What you should do: Copy exactly, and only, the lines below from the first through the one containing "yticks = [0, 5, 10, 15, 20, 25, 30, 35, 40]", both included; pictures are omitted.

=-=-=-=-=

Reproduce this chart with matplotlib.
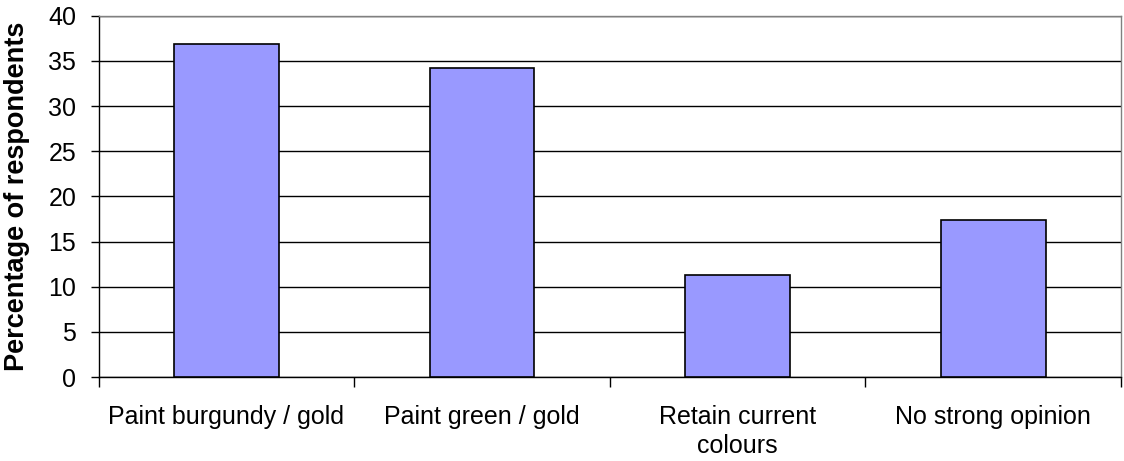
import matplotlib
matplotlib.use("Agg")
import matplotlib.pyplot as plt
import numpy as np

categories = ["Paint burgundy / gold", "Paint green / gold", "Retain current\ncolours", "No strong opinion"]
values = [36.9, 34.25, 11.25, 17.4]
yticks = [0, 5, 10, 15, 20, 25, 30, 35, 40]

plt.rcParams['font.family'] = ['Liberation Sans', 'DejaVu Sans']

fig = plt.figure(figsize=(11.24, 4.61), dpi=100)
ax = fig.add_axes([98.5/1124, 1 - 377/461, (1121 - 98.5)/1124, (377 - 15.7)/461])

x = np.arange(len(categories))
ax.bar(x, values, width=0.41, color='#9999ff', edgecolor='black', linewidth=1.2, zorder=3)

ax.set_xlim(-0.5, len(categories) - 0.5)
ax.set_ylim(0, 40)
ax.set_yticks(yticks)
ax.yaxis.grid(True, color='black', linewidth=1.0, zorder=0)
ax.set_axisbelow(True)

ax.set_xticks(np.arange(-0.5, len(categories), 1.0))
ax.set_xticklabels([])
ax.set_xticks(x, minor=True)
ax.set_xticklabels(categories, minor=True, fontsize=18, linespacing=1.25)
ax.tick_params(axis='x', which='minor', length=0, pad=20)
ax.tick_params(axis='x', which='major', length=7, direction='out', width=1, color='black')
ax.tick_params(axis='y', length=6, direction='out', width=1, labelsize=18, pad=10)

for s in ['top', 'right']:
    ax.spines[s].set_color('#808080')
    ax.spines[s].set_linewidth(1.0)
for s in ['left', 'bottom']:
    ax.spines[s].set_color('black')
    ax.spines[s].set_linewidth(1.0)

fig.text(17/1124, 1 - 196.5/461, 'Percentage of respondents', fontsize=19.5, fontweight='bold',
         rotation=90, ha='center', va='center')

fig.savefig('out.png', dpi=100)
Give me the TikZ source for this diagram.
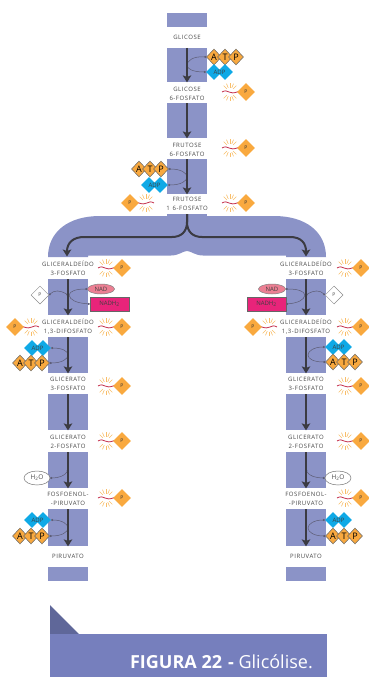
\documentclass[tikz,border=0pt]{standalone}
\usepackage{fontspec}
\setmainfont{Open Sans}
\newfontfamily\rotulofont[LetterSpace=9]{Open Sans}
\usetikzlibrary{arrows.meta,shapes.geometric}

\definecolor{azulbloco}{HTML}{8B93C7}
\definecolor{azullegenda}{HTML}{767FBD}
\definecolor{azulcanto}{HTML}{5F6799}
\definecolor{laranja}{HTML}{F9A93F}
\definecolor{raio}{HTML}{F8BE6A}
\definecolor{onda}{HTML}{C4304C}
\definecolor{ciano}{HTML}{0FA9E6}
\definecolor{rosa}{HTML}{EC7F93}
\definecolor{magenta}{HTML}{E8247A}
\definecolor{escuro}{HTML}{3B3B42}
\definecolor{cinza}{HTML}{5C5C74}

\tikzset{
  bloco/.style={fill=azulbloco, minimum width=40, inner sep=0, anchor=north},
  fluxo/.style={draw=escuro, line width=2pt, -{Stealth[length=7pt,width=8.5pt,inset=1.5pt]}},
  curva/.style={draw=cinza, line width=0.5pt, {Circle[length=2pt]}-{Circle[length=2pt]}},
  rotulo/.style={text=black!72, align=center, inner sep=0, font=\rotulofont\fontsize{6}{9}\selectfont},
  atpbase/.style={diamond, shape aspect=1, draw=black!60, line width=0.5pt, fill=laranja, minimum width=15, minimum height=16, inner sep=0, font=\fontsize{9}{9}\selectfont},
  adpbase/.style={diamond, shape aspect=1, fill=ciano, minimum width=16, minimum height=16, inner sep=0},
  fosfo/.style={diamond, shape aspect=1, fill=laranja, minimum width=18, minimum height=18, inner sep=0, text=black!80, font=\fontsize{5}{5}\selectfont},
  fosfobranco/.style={diamond, shape aspect=1, draw=black!45, line width=0.5pt, fill=white, minimum width=18, minimum height=18, inner sep=0, text=black!70, font=\fontsize{5}{5}\selectfont},
  agua/.style={ellipse, draw=black!55, line width=0.5pt, fill=white, minimum width=26, minimum height=14, inner sep=0, text=black!70, font=\fontsize{6.5}{7}\selectfont},
  nad/.style={ellipse, draw=black!50, line width=0.5pt, fill=rosa, minimum width=27, minimum height=10, inner sep=0, text=black!75, font=\fontsize{6}{6}\selectfont},
  nadh/.style={rectangle, draw=black!60, line width=0.5pt, fill=magenta, minimum width=39, minimum height=14, inner sep=0, text=black!75, font=\fontsize{6}{6}\selectfont},
}

% atp : nom, x, y
\newcommand{\atp}[3]{
  \node (#1a) at (#2,#3) [atpbase] {A};
  \node (#1b) at (#2+11,#3) [atpbase] {T};
  \node (#1c) at (#2+22,#3) [atpbase] {P};
}
% adp : nom, x, y
\newcommand{\adp}[3]{
  \node (#1a) at (#2,#3) [adpbase] {};
  \node (#1b) at (#2+11,#3) [adpbase] {};
  \node (#1t) at (#2+5.5,#3) [text=black!75, inner sep=0, font=\fontsize{6}{6}\selectfont] {ADP};
}
% fosfate : nom, x, y, sens
\newcommand{\fosfate}[4]{
  \begin{scope}[shift={(#2,#3)}, xscale=#4]
    \foreach \ang in {45,67,90,113,135} {
      \draw[raio, line width=0.6pt] (-16,0)++(\ang:4.5) -- ++(\ang:4.5);
      \draw[raio, line width=0.6pt] (-16,0)++(-\ang:4.5) -- ++(-\ang:4.5);
    }
    \draw[onda, line width=0.8pt] (-24,0) .. controls (-21,-1.8) and (-19,-1.2) .. (-17,0) .. controls (-15,1.3) and (-12,1.2) .. (-8,-0.3);
    \node (#1) at (0,0) [fosfo] {P};
  \end{scope}
}

\begin{document}
\begin{tikzpicture}[x=1pt,y=-1pt]
  \useasboundingbox (0,0) rectangle (368,677);

  %blocs du centre
  \foreach \n/\ytop/\alt in {1/13/14, 2/48/34, 3/103/35, 4/159/35, 5/214/4} {
    \node (c\n) at (187,\ytop) [bloco, minimum height=\alt] {};
  }
  %grand arc
  \fill[azulbloco] (48,257) .. controls (48,232) and (68,216) .. (100,216) -- (274,216)
    .. controls (306,216) and (326,232) .. (326,257) -- (286,257) -- (286,255.5) -- (203,255.5)
    .. controls (195,255.5) and (191,251) .. (187,251) .. controls (183,251) and (179,255.5) .. (171,255.5)
    -- (88,255.5) -- (88,257) -- cycle;
  %blocs des colonnes
  \foreach \col in {68,306} {
    \foreach \n/\ytop/\alt in {1/279/36, 2/337/36, 3/394/36, 4/452/36, 5/509/37, 6/567/14} {
      \node (b\col-\n) at (\col,\ytop) [bloco, minimum height=\alt] {};
    }
  }

  %textes du centre
  \node (glicose) at (187,37) [rotulo] {GLICOSE};
  \node (glicoseb) at (187,94) [rotulo] {GLICOSE\\6-FOSFATO};
  \node (frutose) at (187,149.5) [rotulo] {FRUTOSE\\6-FOSFATO};
  \node (frutoseb) at (187,204) [rotulo] {FRUTOSE\\1\,\,\,6-FOSFATO};
  %textes des colonnes
  \foreach \col in {68,306} {
    \node (gal\col) at (\col,268.5) [rotulo] {GLICERALDE\'IDO\\3-FOSFATO};
    \node (gdp\col) at (\col,326.5) [rotulo] {GLICERALDE\'IDO\\1,3-DIFOSFATO};
    \node (gta\col) at (\col,384) [rotulo] {GLICERATO\\3-FOSFATO};
    \node (gtb\col) at (\col,441.5) [rotulo] {GLICERATO\\2-FOSFATO};
    \node (fos\col) at (\col,499) [rotulo] {FOSFOENOL-\\-PIRUVATO};
    \node (pir\col) at (\col,556) [rotulo] {PIRUVATO};
  }

  %phosphates
  \fosfate{pa}{246}{92}{1}
  \fosfate{pb}{246}{148}{1}
  \fosfate{pc}{246}{203}{1}
  \fosfate{pd}{130}{203}{-1}
  \foreach \y in {268,327,386,441,498} {
    \fosfate{pl\y}{122}{\y}{1}
    \fosfate{pr\y}{361}{\y}{1}
  }
  \fosfate{pe}{15}{327}{-1}
  \fosfate{pf}{253}{327}{-1}

  %atp et adp
  \atp{atpa}{214}{57}
  \adp{adpa}{214}{72}
  \atp{atpb}{139}{169}
  \adp{adpb}{149}{185}
  \adp{adpc}{32}{348}
  \atp{atpc}{20}{363}
  \adp{adpd}{333}{347}
  \atp{atpd}{333}{362}
  \adp{adpe}{32}{520}
  \atp{atpe}{20}{536}
  \adp{adpf}{333}{520}
  \atp{atpf}{333}{536}

  %nad et eau
  \node (nadl) at (101,289) [nad] {NAD};
  \node (nadhl) at (109.5,304) [nadh] {NADH\textsubscript{2}};
  \node (nadr) at (272,289) [nad] {NAD};
  \node (nadhr) at (266.5,304) [nadh] {NADH\textsubscript{2}};
  \node (pbl) at (40,295) [fosfobranco] {P};
  \node (pbr) at (334,295) [fosfobranco] {P};
  \node (agl) at (37,478) [agua] {H\textsubscript{2}O};
  \node (agr) at (338,478) [agua] {H\textsubscript{2}O};
  \coordinate (ml) at (68,295);
  \coordinate (mr) at (306,295);
  \coordinate (hl) at (68,470);
  \coordinate (hr) at (306,470);

  %petites courbes
  \draw[curva] (atpaa.west) .. controls (193,56) and (187,61) .. (187,65) .. controls (187,69) and (193,72) .. (adpaa.west);
  \draw[curva] (atpbc.east) .. controls (181,169) and (187,173) .. (187,177) .. controls (187,181) and (181,185) .. (adpbb.east);
  \draw[curva] (adpcb.east) .. controls (62,348) and (68,351) .. (68,355) .. controls (68,359) and (62,363) .. (atpcc.east);
  \draw[curva] (adpda.west) .. controls (314,347) and (308,351) .. (308,355) .. controls (308,359) and (314,362) .. (atpda.west);
  \draw[curva] (adpeb.east) .. controls (62,520) and (68,524) .. (68,528) .. controls (68,532) and (62,536) .. (atpec.east);
  \draw[curva] (adpfa.west) .. controls (314,520) and (308,524) .. (308,528) .. controls (308,532) and (314,536) .. (atpfa.west);
  \draw[curva] (nadl.west) .. controls (76,289) and (70,291) .. (69,295) .. controls (70,300) and (76,303) .. (nadhl.west);
  \draw[curva] (nadr.east) .. controls (298,289) and (304,291) .. (305,295) .. controls (304,300) and (298,303) .. (nadhr.east);
  \draw[curva] (pbl.east) .. controls (54,290) and (60,290) .. (ml);
  \draw[curva] (pbr.west) .. controls (320,290) and (314,290) .. (mr);
  \draw[curva] (agl.east) .. controls (58,478) and (65,476) .. (hl);
  \draw[curva] (agr.west) .. controls (316,478) and (309,476) .. (hr);

  %fleches
  \draw[fluxo] (c2.north) -- (c2.south);
  \draw[fluxo] (c3.north) -- (c3.south);
  \draw[fluxo] (c4.north) -- (c4.south);
  \coordinate (sepl) at (67,256.5);
  \coordinate (sepr) at (306,256.5);
  \draw[fluxo] (c5.north) -- (187,222) .. controls (187,232) and (181,237) .. (172,237) -- (84,237) .. controls (73,237) and (67,243) .. (sepl);
  \draw[fluxo] (c5.north) -- (187,222) .. controls (187,232) and (193,237) .. (202,237) -- (290,237) .. controls (301,237) and (306,243) .. (sepr);
  \foreach \col in {68,306} {
    \foreach \n in {1,...,5} {
      \draw[fluxo] (b\col-\n.north) -- (b\col-\n.south);
    }
  }

  %legende
  \fill[azulcanto] (50,605) -- (50,634) -- (79,634) -- cycle;
  \node (faixa) at (50,634) [fill=azullegenda, anchor=north west, minimum width=277, minimum height=43, inner sep=0] {};
  \node (legenda) at (313,668) [anchor=base east, inner sep=0, text=white, font=\fontsize{18}{18}\selectfont] {\textbf{FIGURA 22}\,\,\textbf{-} Glic\'olise.};
\end{tikzpicture}
\end{document}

=-=-=-=-=

Result for this task:
Reproduce this chart with matplotlib.
import matplotlib
matplotlib.use("Agg")
import matplotlib.pyplot as plt
import numpy as np

categories = ["Paint burgundy / gold", "Paint green / gold", "Retain current\ncolours", "No strong opinion"]
values = [36.9, 34.25, 11.25, 17.4]
yticks = [0, 5, 10, 15, 20, 25, 30, 35, 40]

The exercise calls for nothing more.